By Steve Jones, USA TODAY

The Grammy Awards have had a sometimes checkered relationship with rap, but this year’s nominations seem more in harmony with the music that rap fans found important.

Album-of-the-year hopeful Lil Wayne leads the field with eight nominations. He’ll join fellow rap superstars Jay-Z, T.I. and Kanye West at Sunday’s 51st annual show (CBS, 8 p.m. ET/PT), performing Swagga Like Us. Jay-Z and West also have six nominations each, while T.I. has four.

“It’s nice to see that Lil Wayne is the darling of the Grammys this year,” says Danyel Smith, Vibe editor in chief. “It’s an acknowledgement of his talent and the huge impact he’s had on music this year.”

Lil Wayne’s Tha Carter III has sold close to 3 million copies and was 2008’s biggest-selling album; he has had or been featured on nearly a dozen hits.

This year’s nominations are a far cry from two decades ago, when the Grammys first recognized rap by honoring crossover acts like Will Smith and nominating Vanilla Ice while more respected or edgier artists were ignored. Acts like Public Enemy boycotted the event.

That changed as rap became more mainstream. Lauryn Hill’s R&B-heavy The Miseducation of Lauryn Hill won album of the year in 1998, and Outkast’s Hey Ya-fueled Speakerboxxx/The Love Below won in 2003.

“Fifteen or 20 years ago, Hammer and DJ Jazzy Jeff and the Fresh Prince were among the few really commercially viable artists,” says Chuck Creekmur, CEO of the news site “Now hip-hop is still commercially viable, but it’s not as clear-cut who is crossover and who is underground.”

He points to the diversity in the rap album race, in which Lil Wayne’s Tha Carter III faces Jay-Z’s semi-autobiographical American Gangster, T.I.’s hit-laden Paper Trail, Lupe Fiasco’s inventive The Cool and Nas’ controversial racial treatise Nas. Arguably, Lil Wayne’s album isn’t the best among them, but “its impact is undeniable.”

Smith sees the category’s glaring omission as Young Jeezy’s The Recession, which has proven prescient. “He was saying we were in a recession long before anybody would admit that,” she says. “And he was rapping ‘My president is black’ long before we knew that then-Sen.
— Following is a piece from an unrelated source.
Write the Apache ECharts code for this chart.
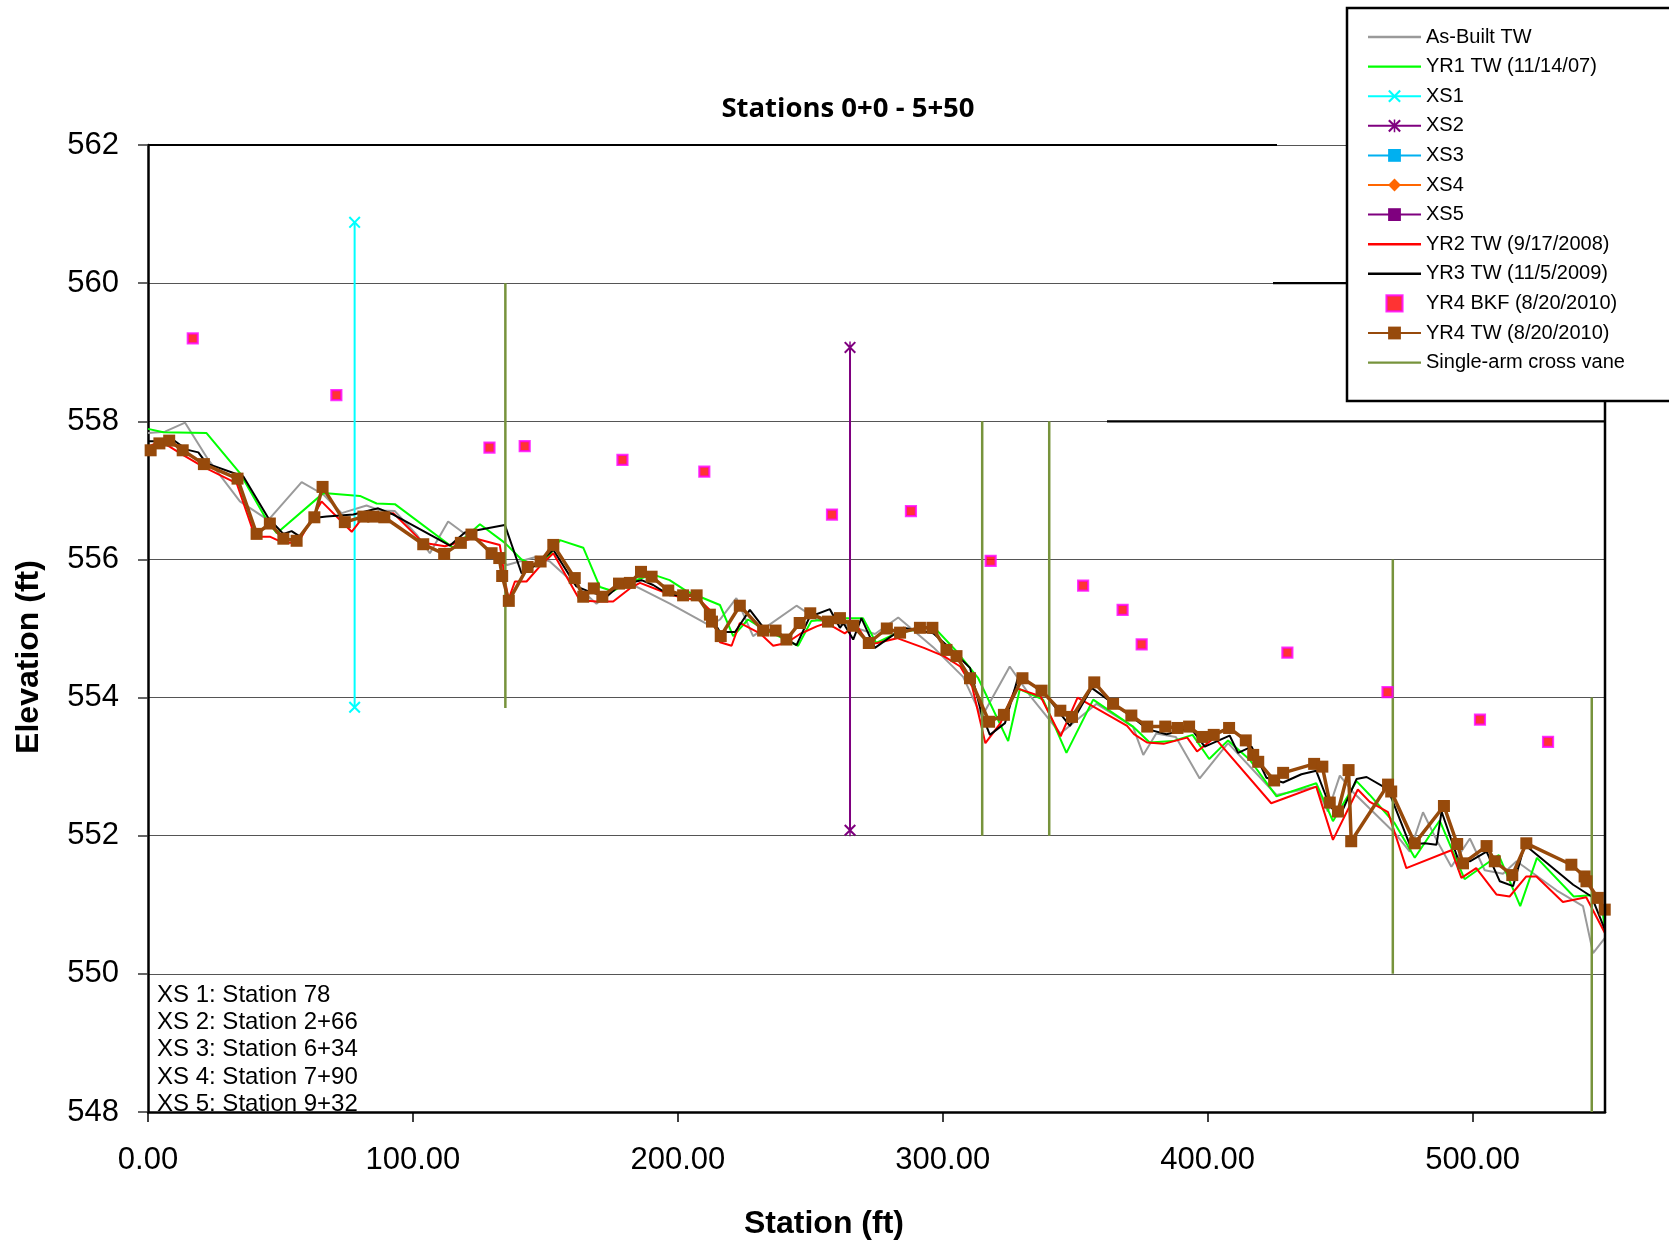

Obama was going to be elected.”

Overall, though, Grammy’s rap picks were solid, she says. “Clearly, there are more rap fans in NARAS (National Academy of Recording Arts and Sciences) than there used to be.”

Young Jeezy did get his first nomination this year for Put On with West in rap duo/group performance. That same category yielded a nod to longtime rivals T.I. and Ludacris for their beef-squashing Wish You Would. Nominations for Nas’s incendiary N.I.*.*.E.R. (The Slave and the Master) for rap solo and Big Boi’s Royal Flush featuring Raekwon and Andre 3000 for rap duo/group also point to voters’ increased sophistication.

“I’m shocked that (Nas) song got nominated,” Creekmur says. “It’s very honest hip-hop. And then there’s Big Boi. The only way to know about a record like Royal Flush is to be listening in the grass roots.”